The Feel of Grass and Stars
The field is wide and gently sloping. From the highest point where I stand, I see the undulating fall of the landscape all around me. In the dead quiet of the still night I hear the sound of my own breathing. And as my breath goes in and out and in and out I feel the barely perceptible drum of my heart in my chest. Bare feet are pressed into the grass; cool and smooth on the soles of my feet. It’s funny how my mind insists thinking of the grass as green, even though it is not green right now, but a pale blue grey with a gentle shimmer on the blades from the moonlight. Green is the grass for those who sleep after light.

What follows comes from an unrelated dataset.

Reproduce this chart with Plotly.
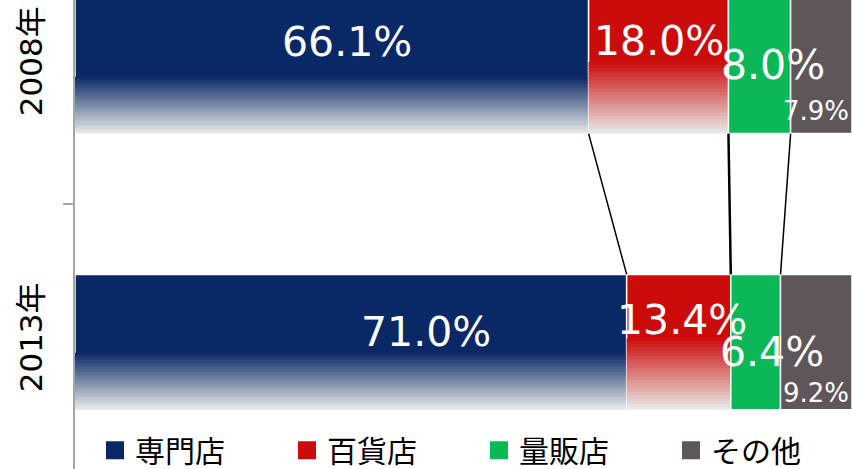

Blue is the grass for those who come out at night.
I can feel my body responding to its quiet; it feels undone by the soothing of its blanket; it feels itself enveloped and close.
From this feeling of wellbeing at my centre I gaze upward into the starry sky as a cloud disappears in the distant sky. It leaves an expanse of the deepest of blue, feathered with starry points of light. Those stars are so far away; so distant but so present in that moment with me standing in the field. I feel a part of me stretch out; feel it pulling and reaching up to those stars. It’s the yearning in me that stretches me; that reaches out for a mystery so far away. I yearn to be united with whatever I don’t yet know, with whatever there is still to experience. The longing-stretching of it is sweetly painful to my heart, mingling with fear and trepidation of such an infinity of mystery.
I close my eyes and try to forget the distance and time of the world; to abolish it in my mind and to set my longing free. I want to be I don’t know what and go I don’t know where; literally. I want to forget and remember that I am. I want to know nothing; nothing at all. I want to FEEL and know that to feel is mystery, blessing and miracle all in one. That I can and that I do; that my feelings are possible at all.
I open my eyes and deeply fathom that which lies between my heart and the stars. A conviction of which my mind will never know anything and which I will try to explain to it for the remainder of my days.